Iceberg Table Statistics
Apache Iceberg supports two levels of statistics for query optimization:
-
Per-file manifest statistics (available in all tables): min/max bounds, null counts, value counts per column per data file — stored in manifest entries. Used for data skipping.
-
Table-level statistics (via Puffin files): advanced aggregate statistics across the entire table — NDV estimates, histograms, bloom filter indexes — stored in Puffin files attached to snapshots. Used for cost-based query planning.
This page covers the table-level statistics layer — the more advanced layer that requires explicit computation.
Why Table-Level Statistics Matter
Per-file min/max statistics tell query engines which files to skip. Table-level statistics tell query engines how to plan the query — specifically how to estimate the cardinality of operations:
- Join ordering: Which table to use as the probe side vs. build side of a hash join? The smaller estimated output goes on the build side. Without NDV statistics, planners use heuristics; with NDV, they use accurate estimates.
- Aggregation memory: How much memory should be allocated for a GROUP BY operation? NDV of the grouping column determines estimated output rows.
- Subquery unnesting: Cost-based decisions about when to unnest correlated subqueries depend on cardinality estimates.
Statistics Types
NDV (Number of Distinct Values)
The most important table statistic. Answers: “How many unique values does customer_id have across the entire table?”
Stored as an Apache DataSketches Theta sketch or HLL (HyperLogLog++) sketch in a Puffin file blob. These are probabilistic data structures that approximate NDV within a tunable error bound (~3% error with typical settings) using very compact memory.
NDV(customer_id) ≈ 1,250,000 distinct customers
NDV(status) ≈ 5 (pending, processing, shipped, delivered, cancelled)
NDV(product_id) ≈ 48,320 distinct products
A query planner uses these estimates to:
- Order
JOIN orders o JOIN customers ccorrectly (orders is larger → join orders last) - Allocate GROUP BY buffers appropriately
- Choose between broadcast join (small table) and shuffle join (large table)
Computing Statistics
Statistics must be explicitly computed — they don’t update automatically on each write.
Apache Spark
-- Compute NDV statistics for all columns
ANALYZE TABLE db.orders COMPUTE STATISTICS FOR ALL COLUMNS;
-- Compute for specific columns only
ANALYZE TABLE db.orders COMPUTE STATISTICS FOR COLUMNS customer_id, product_id, order_date;
PyIceberg (programmatic)
from pyiceberg.catalog import load_catalog
catalog = load_catalog("my_catalog", **{...})
table = catalog.load_table("db.orders")
# Statistics computation requires a compute engine
# Use Spark via PySpark for the actual computation
Dremio
Dremio’s Intelligent Query Engine can compute and use Iceberg statistics automatically as part of its cost-based optimization.
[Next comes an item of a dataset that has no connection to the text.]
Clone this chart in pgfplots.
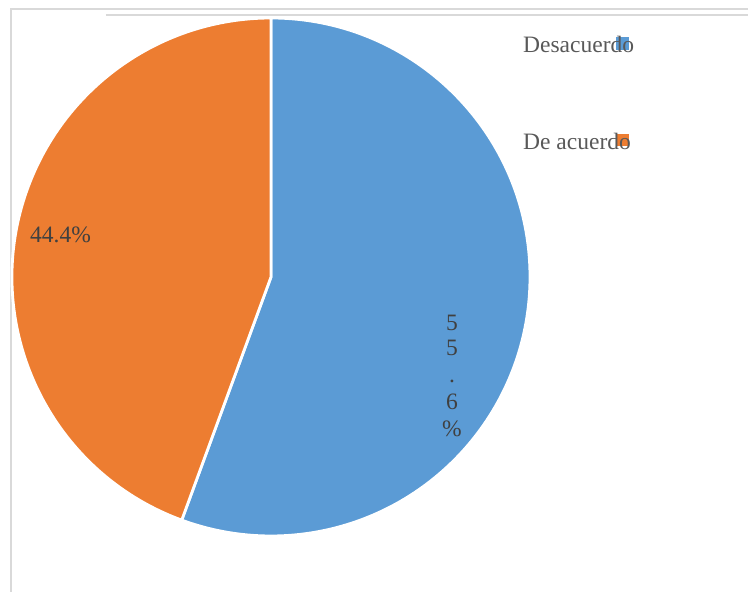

Statistics can be refreshed via:
-- Dremio: refresh table metadata including statistics
REFRESH TABLE METADATA db.orders;
Inspecting Statistics
-- Spark: view statistics attached to current snapshot
SELECT * FROM db.orders.snapshot_statistics;
-- Or inspect the snapshot metadata directly
SELECT snapshot_id, statistics
FROM db.orders.snapshots
WHERE snapshot_id = (SELECT current_snapshot_id FROM db.orders.metadata_log LIMIT 1);
Statistics Lifecycle
Statistics are tied to a specific snapshot. When the table is updated:
- New data files are written → existing statistics become stale.
- You must recompute statistics after significant data changes.
- Old statistics (from expired snapshots) are cleaned up automatically with
expire_snapshots.
Best practice: Recompute statistics:
- After initial bulk data loads.
- After large batch updates or compaction runs.
- Before important analytical workloads where join performance matters.
- On a schedule (weekly or after each significant table change).
Statistics and the Query Planning Pipeline
The full statistics hierarchy a query planner uses:
1. Table-level statistics (Puffin NDV)
→ Join ordering, memory allocation, subquery planning
2. Manifest-level statistics (min/max per file)
→ Partition pruning, file-level data skipping
3. Parquet row group statistics (min/max per row group)
→ Sub-file row group skipping
4. Actual data read
→ Row-level predicate evaluation
Each layer provides a progressively finer-grained filter, ensuring queries touch the minimum amount of data at every stage.